At the Yodgorlik Silk Factory in Margilon, joining travellers Heike and Tom, we got a look into the extremely long process of making such fabrics. (And of course, a Silk Road trip wouldn’t be one without seeing actual silk!)

Mulberry leaves are fed to silkworms, with the fruit left for human consumption and the leaves providing silk with the perfect amount of stickiness. After cocoons are spun, 80% of them are boiled, killing the worms. (The remaining 20% are left to continue the life cycle.) The superthin threads are loosened in water, then spun into threads of 25-30 using a manually-operated wheel. The new threads are then left to dry, leaving them with a horsehair-like texture, before being boiled yet again with a mixture of baking soda. Before the invention of that product, locals used ash — but even getting to this point, I wonder how someone ever even came up with the idea of harvesting silk from worms, and how they came up with this method!

After being spooled by some very loud machines, the threads — whether cotton or silk — are then spun into 240 m long bundles. The way this is done boggles the mind — a man works a large, spinning wooden frame with pegs lining it up and down, then speedily manages to hook the threads onto the correct peg without missing a beat.

These bundles are then laid out onto a frame, and male artists (and only men, in this patriarchal society) draw one half of the design directly on them. Based on their lines, the bundles are taped and dyed various colours (using natural dyes including walnuts, pomegranates, insects, and flowers), with the process repeated until the threads are fully coloured. The bundles are then unfolded in a process I still find unclear, but it produces the trademark symmetrical designs of Uzbek fabric — and somehow, all of that thread results in just a 50 cm wide cloth! Using some pretty complicated machines, women then weave them together, forming either a single-sided (more complicated) or double-sided pattern (more simple).

In a different area was the carpet weaving process — something I have no prior knowledge about in terms of production. To my utter astonishment, we watched as women tied coloured strings onto a white thread base with just one hand, cutting the string with the other. They had an enlarged piece of graph paper with the design to refer to — again, some of the patterns are utterly mathematical. The factory manager told us that there are typically over 80 knots per square cm, and over 200 knots per square cm in the highest-quality carpets using silk threads! We saw a carpet near completion that had already been laboured on for on year, to be sold for somewhere over US$1000. That’s… actually very cheap, given how many hours must have gone into it!

It’s worth noting that the questions we asked about pay were not fully answered. Women operating the cloth weavers are paid by the metre, and carpet weavers are paid by the knot. How much? Who knows. Everyone is working on something detailed, straining their eyes, backs, and hands. And of course, the cotton is sourced domestically, and that in itself is controversial. Yet again, given how we distracted people from their work, asking them questions and receiving nothing but enthusiastic responses and beaming smiles, it’s hard to deny that the workers are proud of their work, and that both materials and the finished products are of high quality.

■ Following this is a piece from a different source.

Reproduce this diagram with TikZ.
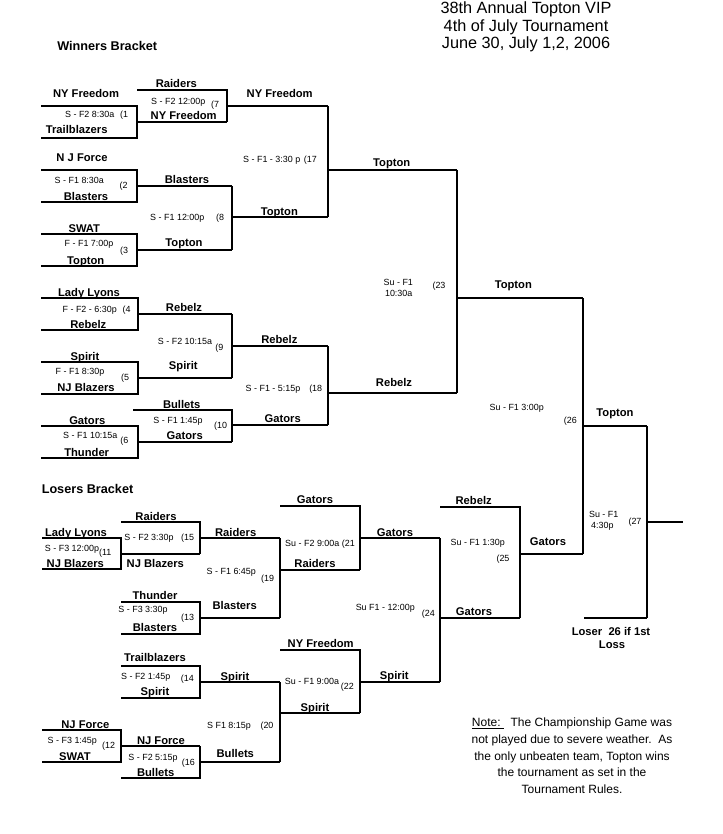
\documentclass[tikz,border=0pt]{standalone}
\usepackage{fontspec}
\setmainfont{Liberation Sans}
\newcommand\tmfont{\bfseries\fontsize{8.4}{10}\selectfont}
\newcommand\scfont{\fontsize{6.7}{8}\selectfont}
\newcommand\hdfont{\bfseries\fontsize{9.5}{11}\selectfont}
\newcommand\ttlfont{\fontsize{12.2}{14}\selectfont}
\newcommand\ntfont{\fontsize{9}{11}\selectfont}
\begin{document}
\begin{tikzpicture}[x=0.75pt,y=-0.75pt,
  tm/.style={font=\tmfont,anchor=base,inner sep=0pt},
  sc/.style={font=\scfont,anchor=base,inner sep=0pt},
  hd/.style={font=\hdfont,anchor=base west,inner sep=0pt},
  ttl/.style={font=\ttlfont,anchor=base,inner sep=0pt},
  nt/.style={font=\ntfont,anchor=base,inner sep=0pt},
  br/.style={draw=black,line width=0.8pt}]
\useasboundingbox[fill=white] (0,0) rectangle (722,834);

% ---- title ----
\node[ttl] (title1) at (526,14) {38th Annual Topton VIP};
\node[ttl] (title2) at (526,31.5) {4th of July Tournament};
\node[ttl] (title3) at (526,48.5) {June 30, July 1,2, 2006};
\node[hd] (wb) at (57,50.5) {Winners Bracket};
\node[hd] (lb) at (41.5,493.5) {Losers Bracket};

% ---- winners bracket lines ----
\draw[br] (41,106)--(137,106)--(137,138)--(41,138);
\draw[br] (137,122)--(227,122);
\draw[br] (137,90)--(227,90)--(227,122);
\draw[br] (227,106)--(328,106);
\draw[br] (41,170)--(137,170)--(137,202)--(41,202);
\draw[br] (137,186)--(232,186);
\draw[br] (41,234)--(137,234)--(137,266)--(41,266);
\draw[br] (137,250)--(232,250);
\draw[br] (232,186)--(232,250);
\draw[br] (232,217)--(328,217);
\draw[br] (328,106)--(328,217);
\draw[br] (328,170)--(457,170);
\draw[br] (41,298)--(138,298)--(138,330)--(41,330);
\draw[br] (138,314)--(232,314);
\draw[br] (41,362)--(138,362)--(138,394)--(41,394);
\draw[br] (138,378)--(232,378);
\draw[br] (232,314)--(232,378);
\draw[br] (232,346)--(328,346);
\draw[br] (41,426)--(138,426)--(138,458)--(41,458);
\draw[br] (138,442)--(232,442);
\draw[br] (133,410)--(232,410)--(232,442);
\draw[br] (232,425)--(328,425);
\draw[br] (328,346)--(328,425);
\draw[br] (328,393)--(457,393);
\draw[br] (457,170)--(457,393);
\draw[br] (457,298)--(583,298);
\draw[br] (583,298)--(583,554);
\draw[br] (583,426)--(647,426);
\draw[br] (647,426)--(647,618);
\draw[br] (647,522)--(683,522);
\draw[br] (584,618)--(647,618);

% ---- losers bracket lines ----
\draw[br] (42,538)--(121,538)--(121,569)--(42,569);
\draw[br] (121,554)--(200,554);
\draw[br] (121,522)--(200,522)--(200,554);
\draw[br] (200,538)--(280,538);
\draw[br] (121,602)--(200,602)--(200,634)--(121,634);
\draw[br] (200,618)--(280,618);
\draw[br] (280,538)--(280,618);
\draw[br] (280,570)--(360,570);
\draw[br] (280,506)--(360,506)--(360,570);
\draw[br] (360,538)--(440,538);
\draw[br] (121,666)--(200,666)--(200,698)--(121,698);
\draw[br] (200,682)--(280,682);
\draw[br] (42,730)--(121,730)--(121,762)--(42,762);
\draw[br] (121,746)--(200,746);
\draw[br] (200,746)--(200,778)--(121,778);
\draw[br] (200,762)--(280,762);
\draw[br] (280,682)--(280,762);
\draw[br] (280,713)--(360,713);
\draw[br] (280,650)--(360,650)--(360,713);
\draw[br] (360,682)--(440,682);
\draw[br] (440,538)--(440,682);
\draw[br] (440,618)--(520,618);
\draw[br] (440,507)--(520,507)--(520,618);
\draw[br] (520,554)--(583,554);

% ---- winners bracket text ----
\node[tm] (a1) at (86,98) {NY Freedom};
\node[sc] (a2) at (89.7,117.7) {S - F2 8:30a};
\node[sc] (a3) at (124,117.7) {(1};
\node[tm] (a4) at (76.7,134) {Trailblazers};
\node[tm] (a5) at (176.3,87.3) {Raiders};
\node[sc] (a6) at (178.3,105) {S - F2 12:00p};
\node[sc] (a7) at (215,107.7) {(7};
\node[tm] (a8) at (183.7,120) {NY Freedom};
\node[tm] (a9) at (279.7,98) {NY Freedom};
\node[sc] (a10) at (271.7,162.7) {S - F1 - 3:30 p};
\node[sc] (a11) at (310.3,162.7) {(17};
\node[tm] (a12) at (82,162) {N J Force};
\node[sc] (a13) at (79.3,183.3) {S - F1 8:30a};
\node[sc] (a14) at (123.7,188.3) {(2};
\node[tm] (a15) at (86,200.7) {Blasters};
\node[tm] (a16) at (187,183.3) {Blasters};
\node[sc] (a17) at (177.3,220.7) {S - F1 12:00p};
\node[sc] (a18) at (220,220.7) {(8};
\node[tm] (a19) at (279.3,215.5) {Topton};
\node[tm] (a20) at (84.3,232.7) {SWAT};
\node[sc] (a21) at (89,246.7) {F - F1 7:00p};
\node[sc] (a22) at (124,253.3) {(3};
\node[tm] (a23) at (85.7,264.3) {Topton};
\node[tm] (a24) at (184,246.7) {Topton};
\node[tm] (a25) at (89,296.7) {Lady Lyons};
\node[sc] (a26) at (89.7,312.7) {F - F2 - 6:30p};
\node[sc] (a27) at (126.7,312.7) {(4};
\node[tm] (a28) at (88.3,328.3) {Rebelz};
\node[tm] (a29) at (184,311.7) {Rebelz};
\node[sc] (a30) at (185,344) {S - F2 10:15a};
\node[sc] (a31) at (219.3,350) {(9};
\node[tm] (a32) at (279.3,343.3) {Rebelz};
\node[tm] (a33) at (85,360) {Spirit};
\node[sc] (a34) at (80,374) {F - F1 8:30p};
\node[sc] (a35) at (125,380) {(5};
\node[tm] (a36) at (86,391.7) {NJ Blazers};
\node[tm] (a37) at (183.3,369.3) {Spirit};
\node[sc] (a38) at (273,391.7) {S - F1 - 5:15p};
\node[sc] (a39) at (315.7,391.7) {(18};
\node[tm] (a40) at (181.7,408.3) {Bullets};
\node[sc] (a41) at (178,423.3) {S - F1 1:45p};
\node[sc] (a42) at (220.7,428.3) {(10};
\node[tm] (a43) at (87.3,424) {Gators};
\node[tm] (a44) at (184.7,439.3) {Gators};
\node[tm] (a45) at (282.7,422.7) {Gators};
\node[sc] (a46) at (90.3,438.3) {S - F1 10:15a};
\node[sc] (a47) at (124.3,443.3) {(6};
\node[tm] (a48) at (86.7,456) {Thunder};
\node[tm] (a49) at (391.7,166.7) {Topton};
\node[sc] (a50) at (398.3,285) {Su - F1};
\node[sc] (a51) at (398.7,296) {10:30a};
\node[sc] (a52) at (439,288.3) {(23};
\node[tm] (a53) at (394,386) {Rebelz};
\node[tm] (a54) at (513.3,288.3) {Topton};
\node[sc] (a55) at (516.7,410) {Su - F1 3:00p};
\node[sc] (a56) at (570.3,423.3) {(26};
\node[tm] (a57) at (615,416) {Topton};
\node[sc] (a58) at (603.7,517.3) {Su - F1};
\node[sc] (a59) at (602.3,528.8) {4:30p};
\node[sc] (a60) at (635,524) {(27};
\node[tm] (a61) at (548,545.7) {Gators};
\node[tm] (a62) at (611,635) {Loser\ \ 26 if 1st};
\node[tm] (a63) at (612,648.3) {Loss};

% ---- losers bracket text ----
\node[tm] (b1) at (156,520) {Raiders};
\node[tm] (b2) at (76,536) {Lady Lyons};
\node[sc] (b3) at (72,551.7) {S - F3 12:00p};
\node[sc] (b4) at (105.3,555) {(11};
\node[tm] (b5) at (75.3,567.3) {NJ Blazers};
\node[sc] (b6) at (149,540) {S - F2 3:30p};
\node[sc] (b7) at (187.7,540) {(15};
\node[tm] (b8) at (155.3,567.3) {NJ Blazers};
\node[tm] (b9) at (235.7,536) {Raiders};
\node[tm] (b10) at (315,503.3) {Gators};
\node[sc] (b11) at (312.3,546) {Su - F2 9:00a};
\node[sc] (b12) at (348.3,546) {(21};
\node[tm] (b13) at (315,567.3) {Raiders};
\node[sc] (b14) at (231.3,574.3) {S - F1 6:45p};
\node[sc] (b15) at (267.7,581.7) {(19};
\node[tm] (b16) at (155,599.3) {Thunder};
\node[sc] (b17) at (143,612.7) {S - F3 3:30p};
\node[sc] (b18) at (187.7,620) {(13};
\node[tm] (b19) at (234.7,609.3) {Blasters};
\node[tm] (b20) at (155,631.5) {Blasters};
\node[tm] (b21) at (395,536) {Gators};
\node[tm] (b22) at (473.7,504) {Rebelz};
\node[sc] (b23) at (477.7,545) {Su - F1 1:30p};
\node[sc] (b24) at (503,561) {(25};
\node[sc] (b25) at (385.3,610) {Su F1 - 12:00p};
\node[sc] (b26) at (428.3,616) {(24};
\node[tm] (b27) at (474,615) {Gators};
\node[tm] (b28) at (320.7,647.3) {NY Freedom};
\node[tm] (b29) at (155,661.7) {Trailblazers};
\node[sc] (b30) at (145.7,679) {S - F2 1:45p};
\node[sc] (b31) at (187.3,681.7) {(14};
\node[tm] (b32) at (155,695) {Spirit};
\node[tm] (b33) at (235,680) {Spirit};
\node[sc] (b34) at (312,684) {Su - F1 9:00a};
\node[sc] (b35) at (347.3,689.3) {(22};
\node[tm] (b36) at (394.3,679.3) {Spirit};
\node[tm] (b37) at (315,711.7) {Spirit};
\node[sc] (b38) at (229,728.3) {S F1 8:15p};
\node[sc] (b39) at (267,728.3) {(20};
\node[tm] (b40) at (85.3,728.3) {NJ Force};
\node[sc] (b41) at (72.3,743.3) {S - F3 1:45p};
\node[sc] (b42) at (108.7,748.3) {(12};
\node[tm] (b43) at (75,760) {SWAT};
\node[tm] (b44) at (161,744) {NJ Force};
\node[sc] (b45) at (153,760) {S - F2 5:15p};
\node[sc] (b46) at (188.3,765) {(16};
\node[tm] (b47) at (155.7,776) {Bullets};
\node[tm] (b48) at (235.3,757.7) {Bullets};

% ---- note ----
\node[nt] (n1) at (572,726.7) {\underline{Note:\ }\ \ The Championship Game was};
\node[nt] (n2) at (572,743.3) {not played due to severe weather.\ \ As};
\node[nt] (n3) at (572,760) {the only unbeaten team, Topton wins};
\node[nt] (n4) at (572,776.7) {the tournament as set in the};
\node[nt] (n5) at (572,793.3) {Tournament Rules.};
\end{tikzpicture}
\end{document}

And that’s the thing here: amid the toil and tough conditions, there’s a deep sense of pride in the Uzbek way. Ceramic and fabric production traditions go back hundreds of years, if not a thousand — way before the Uzbeks were even a defined ethnicity! And whether or not there are outsiders looking to buy these products or not (in fact, Uzbek cotton is boycotted by many large international brands, including Walmart), there is always a domestic market, if the frenzy we saw in Uzbeks shopping for carpets and fabrics and bowls at the bazaars are any indication. Machines make the same products, but the quality is lower and less durable. (Machine-made carpets last for about 10 years, while handmade ones purportedly get better with age.) Craftmanship is well and alive here, and may as well be for another thousand years to come.